Perhaps after the Cambridge Analytica scandal, he suggests the supply chain too will soon feel the effects: “Supply chain is definitely an important place to look. I would also suggest backup and archive resources. Also bear in mind that GDPR is landing in the middle of the largest migration of human knowledge in history.”

Stewart is referring to the rapid move from onsite storage to the cloud. "While this isn’t a bad thing per se, the drivers are usually reduced storage costs or move before a disk runs out of space. Therefore, most organizations are doing lift and shift wholesale migrations of content that they don’t fully understand. There will be all sorts of sensitive personal data that has been moved to cloud without realizing it.”

Nic Miller, now a consulting virtual CISO but previously CISO at European hedge fund management company Brevan Howard, also sees too much real data being used in test systems. He believes unstructured data is going to be the blind spot for many organizations. “Shared folders, scratch/temp drives etc., and there's no simple way to search for personal data...remembering that personal data is a wider net than the better understood PII."

“A lot of companies will use third-party services for a number of staff services, payroll, pensions, insurance etc. All these companies will hold large amounts of sensitive data on the majority of your staff,” says Miller. “Don't just look at this through a due diligence lens, though. Consider how that information is being shared. If it's being emailed backwards and forwards with encrypted attachments that's both an accident waiting to happen when it is email to an incorrect address, and it's causing you greater problems with the proliferation of this data internally though email archiving, etc.” 

How do organizations move forward?

Miller adds that process is important; “GDPR talks about implementing ‘appropriate technical and organizational measures to ensure a level of security appropriate to the risk’ so in order to prove we have the appropriate measures, our IT infrastructure and processes need to be documented and the risks assessed. Shadow IT, retention, rights, sharing and access control needs to be looked at, together with just about every business process and where the GDPR obligations impact these processes.” 

“Two key activities should be priorities,” stresses Stewart. “First, put in place a process to manage project risk and implement ‘secure by design’. Second, define personal data, run a discovery process to find it in BAU and then perform a high-level risk assessment using a triage process of a core of key controls that you think deliver 80 percent of the safety needed for personal data.
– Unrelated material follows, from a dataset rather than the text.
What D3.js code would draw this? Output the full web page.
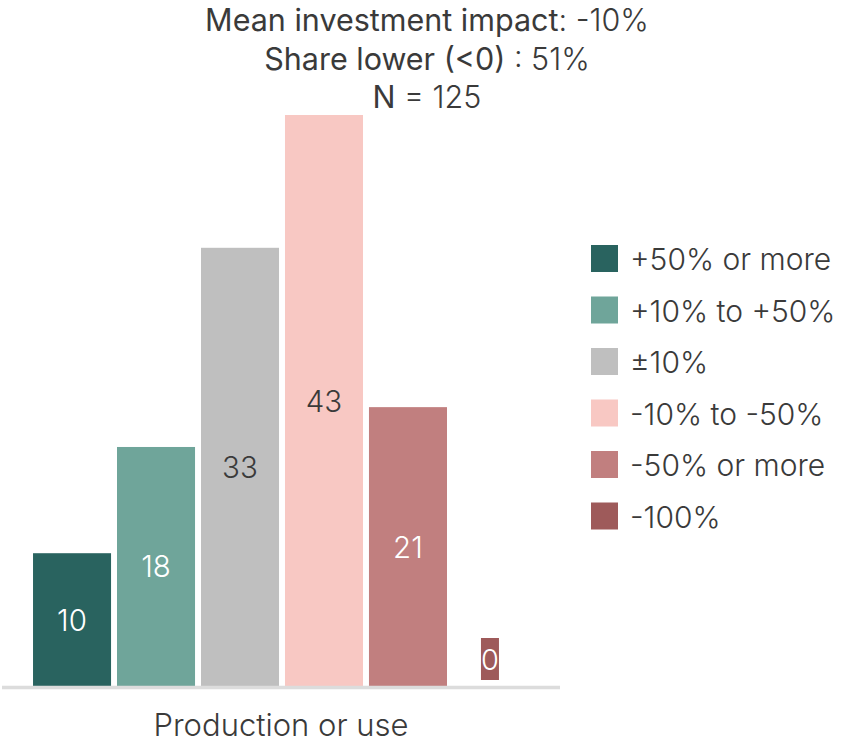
<!DOCTYPE html>
<html>
<head>
<meta charset="utf-8">
<script src="https://cdn.jsdelivr.net/npm/d3@7"></script>
<style>
  body { margin: 0; background: #fff; }
  text { font-family: Inter, "Noto Sans", sans-serif; fill: #3a3a3a; }
</style>
</head>
<body>
<div id="chart"></div>
<script>
let dim = { 'width': 844, 'height': 743 };

let categories = ["+50% or more", "+10% to +50%", "±10%", "-10% to -50%", "-50% or more", "-100%"];
let values = [10, 18, 33, 43, 21, 0];
let colors = ["#29635f", "#6fa59a", "#bfbfbf", "#f8c8c3", "#c17f7f", "#9e5a5a"];
let labelColors = ["#fff", "#fff", "#3a3a3a", "#3a3a3a", "#fff", "#fff"];
let titleLines = [["Mean investment impact", ": -10%"], ["Share lower (<0)", " : 51%"], ["N", " = 125"]];
let xLabel = "Production or use";

let svg = d3.select('#chart').append('svg')
    .attr('width', dim.width)
    .attr('height', dim.height);

let scaleX = d3.scaleBand()
    .domain(categories)
    .range([30, 534])
    .paddingInner(0.071)
    .paddingOuter(0.036);

let scaleY = d3.scaleLinear()
    .domain([0, d3.max(values)])
    .range([686, 115]);

let color = d3.scaleOrdinal().domain(categories).range(colors);

let data = categories.map((c, i) => ({ cat: c, value: values[i], lc: labelColors[i] }));

// title
let title = svg.append('text')
    .attr('text-anchor', 'middle')
    .attr('font-size', 30.5);
titleLines.forEach((l, i) => {
    let t = title.append('tspan').attr('x', 427).attr('y', 31 + i * 38.5);
    t.append('tspan').attr('font-weight', 400).text(l[0]);
    t.append('tspan').attr('font-weight', 300).text(l[1]);
});

// bars
svg.selectAll('rect.bar')
    .data(data)
    .join('rect')
    .attr('class', 'bar')
    .attr('x', d => scaleX(d.cat))
    .attr('y', d => scaleY(d.value))
    .attr('width', scaleX.bandwidth())
    .attr('height', d => scaleY(0) - scaleY(d.value))
    .attr('fill', d => color(d.cat));

// baseline
svg.append('line')
    .attr('x1', 2).attr('x2', 560)
    .attr('y1', scaleY(0) + 1.5).attr('y2', scaleY(0) + 1.5)
    .attr('stroke', '#dcdcdc')
    .attr('stroke-width', 3.5);

// value labels
data.forEach(d => {
    let cx = scaleX(d.cat) + scaleX.bandwidth() / 2;
    if (d.value === 0) {
        svg.append('rect')
            .attr('x', cx - 11).attr('y', scaleY(0) - 48)
            .attr('width', 18).attr('height', 42)
            .attr('fill', color(d.cat));
        svg.append('text')
            .attr('x', cx - 2).attr('y', scaleY(0) - 27)
            .attr('text-anchor', 'middle')
            .attr('dominant-baseline', 'central')
            .attr('font-size', 29).attr('font-weight', 300)
            .style('fill', d.lc)
            .text(d.value);
    } else {
        svg.append('text')
            .attr('x', cx)
            .attr('y', (scaleY(d.value) + scaleY(0)) / 2)
            .attr('text-anchor', 'middle')
            .attr('dominant-baseline', 'central')
            .attr('font-size', 29.5).attr('font-weight', 300)
            .style('fill', d.lc)
            .text(d.value);
    }
});

// x label
svg.append('text')
    .attr('x', 281).attr('y', 736)
    .attr('text-anchor', 'middle')
    .attr('font-size', 31).attr('font-weight', 300)
    .text(xLabel);

// legend
let legend = svg.selectAll('g.leg')
    .data(categories)
    .join('g')
    .attr('class', 'leg')
    .attr('transform', (d, i) => `translate(591,${245 + i * 51.5})`);
legend.append('rect')
    .attr('width', 27).attr('height', 27)
    .attr('fill', d => color(d));
legend.append('text')
    .attr('x', 39).attr('y', 14)
    .attr('dominant-baseline', 'central')
    .attr('font-size', 30).attr('font-weight', 300)
    .text(d => d);
</script>
</body>
</html>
For example, access control reviews, logging and monitoring, vulnerability management etc. might be part of a ‘top ten.”

Stewart goes onto say that while encryption and pseudonymization technologies are “great...they are fairly high fruit on the tree.” Whitfield agrees, adding that it’s good for protecting data and if “not used correctly can leave you with a false sense of protection.”

“Many organizations are still struggling to do the basics,” says Stewart, citing an example of one international bank which doesn’t know “how many servers they have and what they’re being used for. I find it hard to believe claims that they’re ‘on top of’ GDPR compliance. I’d suggest a landscape view of personal data and risk should be a priority over any particular technical control. The ICO has very much signaled a risk-based approach. To do that credibly you need the landscape view.”

Nik Whitfield warns about being sucked in by vendor solutions too, also warning of encryption; “Be wary of letting technology vendors guide your strategy. Products that offer 'GDPR compliance' are only giving you solutions to very specific parts of the problem."